A giant crosses the square: a kind of cross between pugilist and poet, between soldier and scholar. He is powerful and neat, abrupt and thoughtful. We ask someone who the giant is. The answer in its tone comes to, “Och, sure, don’t everybody know him?” Well, we are told that the big man is Ned of the Hill, a poet who published things ill] no paper would any longer take what he sent. “He’s supposed to be a Communist, too. He’s been around the world, and on every police force in America. He’s everything and anything, and they do say he’s a bit touched.” A young priest, not tall, but a strong man and freer in build and action than the giant, sits on a bench waiting for the bus to Limerick; he is in a brown habit, his unstockinged feet in sandals. An old man wears a big blue badge with a cross on it. We ask him what it stands for, and he says, “It’s the Congress, in Dublin. . . . No, I was never in Dublin. I was always in Galway. I live below at the Pier.”

Two old women sit below on a mast lying by the stream. One of them is up to eighty, yes, and above eighty, and says the sun is best for anyone who is not feeling well. The other is near sixty, and spent some years in Chicago, “till the hard times, and it was my health, too, and I came home.” The two of them take the world with a great ease, and are not chatterish. One says, “It’s lovely weather, thanks be to God.” They do not know the name of the river, running sixty and eighty years past their door. “Well, now, it’s—it’s the Claddagh River; it’s—the Long-Wall River.” They have never climbed Croagh Patrick. “People do say it is hard. They say you need a stick. I seen girls going, and they had sticks to help them.” Men will go out here to catch salmon again today. They will, “according to the tides. It’s according to the tides. It’s wonderful the way they (the salmon) always find their way back to the same place” (maybe they have strong “nature” in them); “they do go out to the sea, and they say the same ones always come back here.”

The three of us look across at the Claddagh. The older woman says it is sad the way it is being torn down. “It is nearly finished. It is, now. Anyone that was away two years, to come back to Galway they’d never know the Claddagh.” She says the houses were no good, they de served to be torn down. But how does she say this? In three or four cryptic little words: “They wanted it, too.” The town, which means the two towns, had been its old self till lately: “It’s only the last seven or eight years that the town of Galway is changed so much.”


2


People go across the Salmon Weir bridge into the Claddagh. This, we remarked, is the name of the fishing village, and they say it means the Shore, and it really is the shore, tight against the sea. It is a name hard for a foreigner to manage; he fails either to put the gh in the right place or to roll it in the Gaelic fashion. The people in the village are in every sense fisher people. They do fishing, they do nothing else at all. Having put their hand to the oar and the sail, they never look back. Forward for them is out to sea. ‘The land is there always pushing down on them, good land and also bad land that is rocky or boggy; in any case, they never put a foot on it or wish to visit it.

I believe that their every house faces the sea, which is sun and meadow and a flowered way to them.

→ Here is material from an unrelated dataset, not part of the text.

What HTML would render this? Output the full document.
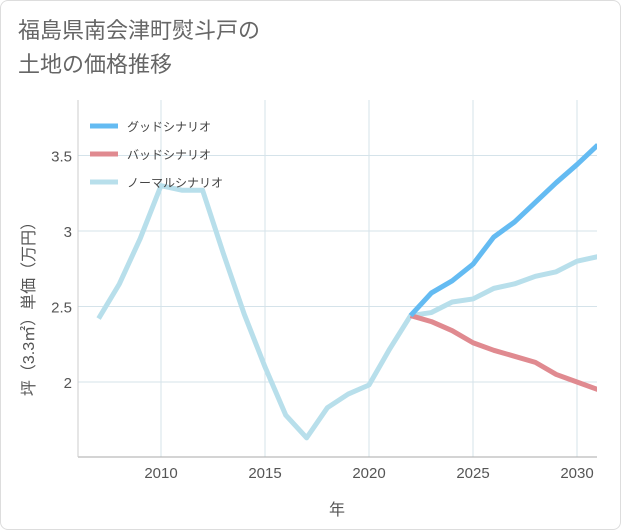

They give their strength to the waves, they pull their poor livelihood out of the ocean; every hope or fear they have, and their loves and hates, go up and down with the tides. What have they on the shore itself? Their houses; and these might be rocky caverns not long abandoned by the sea. They have no garden, not a green stick or blade of any thing: no lettuce or leek, no fruit or berry and not even a potato. They haven’t a cow or a pig or a donkey, not so much as a chicken or a goat. It may be they are reckless and improvident, like one-crop men; but wise or foolish, they know and love and do the one thing.

Wouldn’t a tree or two give a novel and better tone to their lives? Wouldn’t it be more economic to milk a goat or plant a row of praties than eternally to trade the hard-got and cheap-sold fish for the flour and tea? These are the questions of an outsider, not knowing and loving and doing the one thing. The people have slight interest in and perhaps small respect for the lovely beach itself, beyond them at Salthill. Their houses are close together in the hospitable Irish way, side by side, corner to corner, end to end, giving a kind of crazy jigsaw effect, and are like the rooms of a big ship drawn up here and moored to the rock that is called County Galway.

The Claddagh women wear shawls, every old woman and many young women. The shawl is handy, it goes on and off easily, and will do for a coat and hat. They wear the thick skirts which we saw uptown, skirts which seem much too big and fall down in many overlapping folds and help to give the effect of streeling, especially if the woman hurries a bit or it is toward dark or rainy. Though life is properly on this, the Claddagh side, the women cross the bridge and barter fish as they can, for they must have the bit of barley flour. And the children cross the bridge to school.

Claddagh people speak clearly and say simply what they mean; every word and every syllable is distinct. “It’s lovely weather,” they say. “It’s a good time.” An old man agrees, but says, “I think there’s thunder in it.” We have not once heard them say “Hello” or “Good day” or “Good morning” or “Bye-bye.” They have their own way and their own words, and a greeting is a prayer. The usual salute, when friend or neighbor comes or goes, seems to be, “God speed you,” and it is with this holy word that they address even the stranger. The word is varied, but it is always a prayer: “God give you luck. God give you long life. God spare you the health. God prosper you, then.” Young boys salute the priest by using the nifty little gesture that is common now all over Ireland, and say quickly, “God bless you, Father.”